Datasets - Examples

Your dataset must have a specific structure so that it can be relevant for Smart Predict.

How a classification or regression predictive scenario training dataset must be structured?

Example of a training dataset used for a classification predictive scenario

In the example below, you want to predict if a customer will buy a product or not. You have prepared a training dataset containing the historical data on customers that have previously bought a similar product. In this dataset, the values of the target variable ("did the customer buy the product?") are known .

Once you have created your predictive model, you apply it to an application dataset. This dataset contains the same information about the customers you want to target with the new product. The target variable column ("Will_Buy?") is empty or even doesn't exist because this is what you are expecting to predict:

Smart Predict will use the predictive model to calculate the probability that each customer will buy the product. The column "Will_Buy?" is now filled in the generated dataset:

Example of a training dataset used for a regression predictive scenario

In the example below, you want to predict the number of complaints that your customer support will receive this week. You have prepared a training dataset containing historical values for several previous weeks. In this dataset, the values of your target variable ("how many complaints per week") are known:

You apply the regression predictive model to a new dataset which contains the same influencers. The values of the target variable for this week ("number of complaints this week") are unknown.

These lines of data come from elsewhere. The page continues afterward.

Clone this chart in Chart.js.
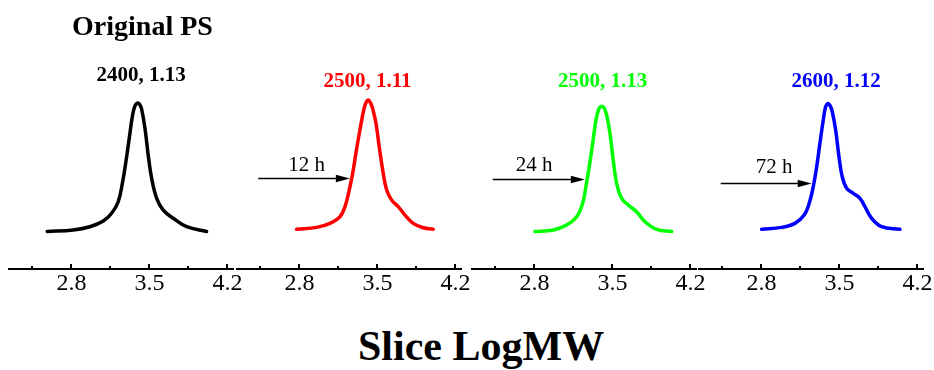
<!DOCTYPE html>
<html>
<head>
<meta charset="utf-8">
<script src="https://cdn.jsdelivr.net/npm/chart.js@4/dist/chart.umd.min.js"></script>
<style>
  html, body { margin: 0; padding: 0; background: #fff; }
  #wrap { position: relative; width: 934px; height: 370px; overflow: hidden; background: #fff; }
  canvas { position: absolute; top: 0; }
  .lbl { position: absolute; width: 240px; text-align: center; white-space: nowrap;
         font-family: "Liberation Serif", "Times New Roman", serif; line-height: 1; color: #000; }
  .b { font-weight: bold; }
</style>
</head>
<body>
<div id="wrap">
  <canvas id="c0" width="264" height="309" style="left:-11px"></canvas>
  <canvas id="c1" width="264" height="309" style="left:217px"></canvas>
  <canvas id="c2" width="264" height="309" style="left:452px"></canvas>
  <canvas id="c3" width="264" height="309" style="left:679px"></canvas>

  <div class="lbl b" style="left:22.5px; top:11.5px; font-size:28px;">Original PS</div>
  <div class="lbl b" id="t0" style="left:21px; top:64px; font-size:21px;"></div>
  <div class="lbl b" id="t1" style="left:247.5px; top:70px; font-size:21px; color:#ff0000;"></div>
  <div class="lbl b" id="t2" style="left:482.5px; top:70px; font-size:21px; color:#00ff00;"></div>
  <div class="lbl b" id="t3" style="left:716px; top:70px; font-size:21px; color:#0000ff;"></div>
  <div class="lbl" id="h1" style="left:186.5px; top:154px; font-size:21px;"></div>
  <div class="lbl" id="h2" style="left:414px; top:154px; font-size:21px;"></div>
  <div class="lbl" id="h3" style="left:654px; top:155.7px; font-size:21px;"></div>
  <div class="lbl b" style="left:358px; top:324.8px; font-size:42px;">Slice LogMW</div>
</div>
<script>
// ---- data ----
const tickValues = [2.45, 2.8, 3.15, 3.5, 3.85, 4.2];
const majorTicks = [2.8, 3.5, 4.2];
const tickLabels = ['2.8', '3.5', '4.2'];

const panelLabels = ['2400, 1.13', '2500, 1.11', '2500, 1.13', '2600, 1.12'];
const timeLabels = ['', '12 h', '24 h', '72 h'];
const colors = ['#000000', '#ff0000', '#00ff00', '#0000ff'];

const logMW_orig = [2.583, 2.817, 2.966, 3.086, 3.161, 3.220, 3.260, 3.289, 3.319, 3.349, 3.370, 3.391, 3.410, 3.430, 3.460, 3.489, 3.520, 3.565, 3.624, 3.714, 3.834, 4.013];
const signal_orig = [0.000, 0.012, 0.037, 0.081, 0.141, 0.230, 0.385, 0.539, 0.720, 0.900, 0.970, 0.992, 0.985, 0.945, 0.797, 0.591, 0.411, 0.256, 0.166, 0.102, 0.037, 0.000];

const logMW_12h = [2.775, 2.955, 3.074, 3.164, 3.209, 3.247, 3.278, 3.307, 3.343, 3.379, 3.400, 3.418, 3.437, 3.457, 3.487, 3.516, 3.552, 3.583, 3.627, 3.687, 3.747, 3.821, 3.911, 4.001];
const signal_12h = [0.017, 0.032, 0.063, 0.114, 0.192, 0.320, 0.449, 0.604, 0.784, 0.945, 1.000, 1.015, 0.995, 0.950, 0.836, 0.655, 0.449, 0.320, 0.243, 0.192, 0.127, 0.063, 0.029, 0.017];

const logMW_24h = [2.805, 2.969, 3.089, 3.179, 3.233, 3.262, 3.292, 3.323, 3.352, 3.380, 3.403, 3.425, 3.448, 3.478, 3.507, 3.538, 3.583, 3.642, 3.717, 3.792, 3.896, 4.031];
const signal_24h = [0.000, 0.012, 0.050, 0.114, 0.218, 0.346, 0.500, 0.681, 0.861, 0.950, 0.968, 0.955, 0.900, 0.758, 0.552, 0.372, 0.256, 0.205, 0.153, 0.076, 0.017, 0.000];

const logMW_72h = [2.802, 2.982, 3.101, 3.184, 3.229, 3.265, 3.296, 3.325, 3.355, 3.375, 3.394, 3.415, 3.436, 3.466, 3.496, 3.525, 3.565, 3.624, 3.684, 3.729, 3.789, 3.879, 4.043];
const signal_72h = [0.017, 0.032, 0.063, 0.127, 0.218, 0.346, 0.500, 0.681, 0.861, 0.960, 0.988, 0.975, 0.925, 0.784, 0.578, 0.424, 0.334, 0.295, 0.256, 0.192, 0.102, 0.037, 0.017];

// arrows: [start logMW, end logMW, signal level]
const arrow_12h = [2.431, 3.253, 0.411];
const arrow_24h = [2.426, 3.253, 0.403];
const arrow_72h = [2.435, 3.251, 0.372];

const series = [
  [logMW_orig, signal_orig, null],
  [logMW_12h, signal_12h, arrow_12h],
  [logMW_24h, signal_24h, arrow_24h],
  [logMW_72h, signal_72h, arrow_72h]
];

const serif = '"Liberation Serif", "Times New Roman", serif';

const innerTicks = {
  id: 'innerTicks',
  afterDraw(chart) {
    const s = chart.scales.x, ctx = chart.ctx, y = chart.chartArea.bottom;
    ctx.save();
    ctx.strokeStyle = '#000';
    ctx.lineWidth = 2;
    s.ticks.forEach(t => {
      const x = Math.round(s.getPixelForValue(t.value));
      const len = t.major ? 5 : 3;
      ctx.beginPath();
      ctx.moveTo(x, y);
      ctx.lineTo(x, y - len);
      ctx.stroke();
    });
    ctx.restore();
  }
};

const arrowPlugin = {
  id: 'arrowPlugin',
  afterDatasetsDraw(chart, args, opts) {
    const a = opts.arrow;
    if (!a) return;
    const xs = chart.scales.x, ys = chart.scales.y, ctx = chart.ctx;
    const x0 = xs.getPixelForValue(a[0]), x1 = xs.getPixelForValue(a[1]);
    const y = Math.round(ys.getPixelForValue(a[2])) + 0.5;
    const head = 14, hh = 3.8;
    ctx.save();
    ctx.strokeStyle = '#000';
    ctx.fillStyle = '#000';
    ctx.lineWidth = 1.6;
    ctx.beginPath();
    ctx.moveTo(x0, y);
    ctx.lineTo(x1 - head + 1, y);
    ctx.stroke();
    ctx.beginPath();
    ctx.moveTo(x1, y);
    ctx.lineTo(x1 - head, y - hh);
    ctx.lineTo(x1 - head, y + hh);
    ctx.closePath();
    ctx.fill();
    ctx.restore();
  }
};

series.forEach((s, i) => {
  const [xs, ys, arrow] = s;
  document.getElementById('t' + i).textContent = panelLabels[i];
  if (i > 0) document.getElementById('h' + i).textContent = timeLabels[i];
  new Chart(document.getElementById('c' + i), {
    type: 'line',
    data: {
      datasets: [{
        data: xs.map((x, k) => ({ x: x, y: ys[k] })),
        borderColor: colors[i],
        borderWidth: 3.5,
        pointRadius: 0,
        fill: false,
        tension: 0.4,
        borderJoinStyle: 'round',
        borderCapStyle: 'round'
      }]
    },
    options: {
      responsive: false,
      animation: false,
      devicePixelRatio: 1,
      layout: { padding: { left: 20, right: 20, top: 0, bottom: 0 } },
      plugins: {
        legend: { display: false },
        tooltip: { enabled: false },
        arrowPlugin: { arrow: arrow }
      },
      scales: {
        x: {
          type: 'linear',
          min: 2.24,
          max: 4.25,
          afterBuildTicks: (scale) => {
            scale.ticks = tickValues.map(v => ({ value: v, major: majorTicks.some(m => Math.abs(m - v) < 1e-6) }));
          },
          afterFit: (scale) => { scale.height = 40; },
          grid: { display: false, drawTicks: false },
          border: { display: true, color: '#000', width: 2 },
          ticks: {
            autoSkip: false,
            maxRotation: 0,
            padding: 0,
            color: '#000',
            font: { family: serif, size: 24 },
            callback: (v) => {
              const k = majorTicks.findIndex(m => Math.abs(m - v) < 1e-6);
              return k >= 0 ? tickLabels[k] : '';
            }
          }
        },
        y: {
          type: 'linear',
          display: false,
          min: -0.2896,
          max: 1.788
        }
      }
    },
    plugins: [innerTicks, arrowPlugin]
  });
});
</script>
</body>
</html>
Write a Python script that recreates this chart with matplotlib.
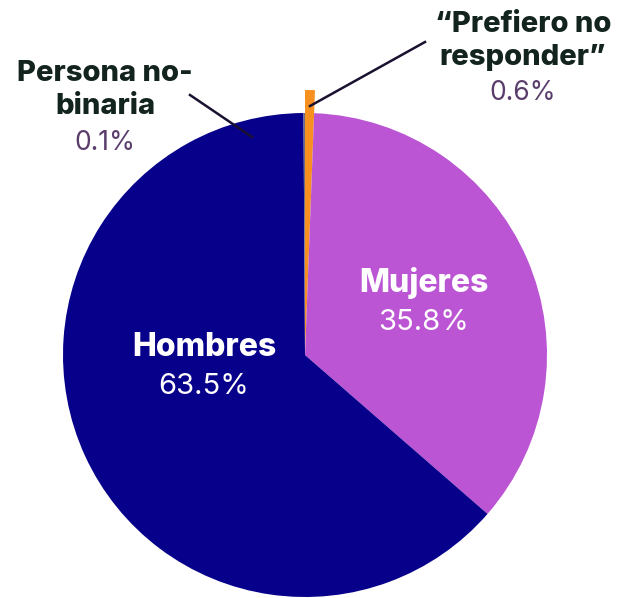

The predictive model makes a prediction of the number of complaints that can be expected this week.

How a time series predictive scenario training dataset must be structured?

Example of a dataset used for a time series predictive scenario (Non-segmented):

In the example below, you want to forecast the "product sales" for the next 3 months. You have prepared a dataset containing historical data of the previous sales statistics for the last 6 months.

Note

To give you a quick and clear overview of the structure, this example shows a 2:1 ratio, or 6 months of historical data for 3 months of forecast. When creating your own time series predictive scenarios with a month granularity, we recommend you use a 5:1 ratio, or 5 months of historical data for each month of forecast. This ratio ensures that the engine can detect enough cycles to create a forecast.

The training and the application are done at the same time: it consists of generating N forecasts in the future. In this example, we want to generate product sales forecasts for the next 3 months.

The generated dataset will look like the one displayed below:

You can include influencers in your data model to refine the forecasts. In fact, this is highly recommended for improving forecast accuracy. The values for these influencers are filled in for the next 3 months as well:

Example of a training dataset used for a time series predictive scenario with entities:

You can also forecast product sales for multiple products. You will need to add the product-related information to the dataset. In Smart Predict, you will specify that the variable "Product Name" will be used to split your predictive model into distinct entities:

In the generated dataset, the observations are divided into "Product Name" and you will get forecasts per product:

Of course, you can combine entities and influencers. In fact, this is recommended if you want to increase the accuracy of your time series models.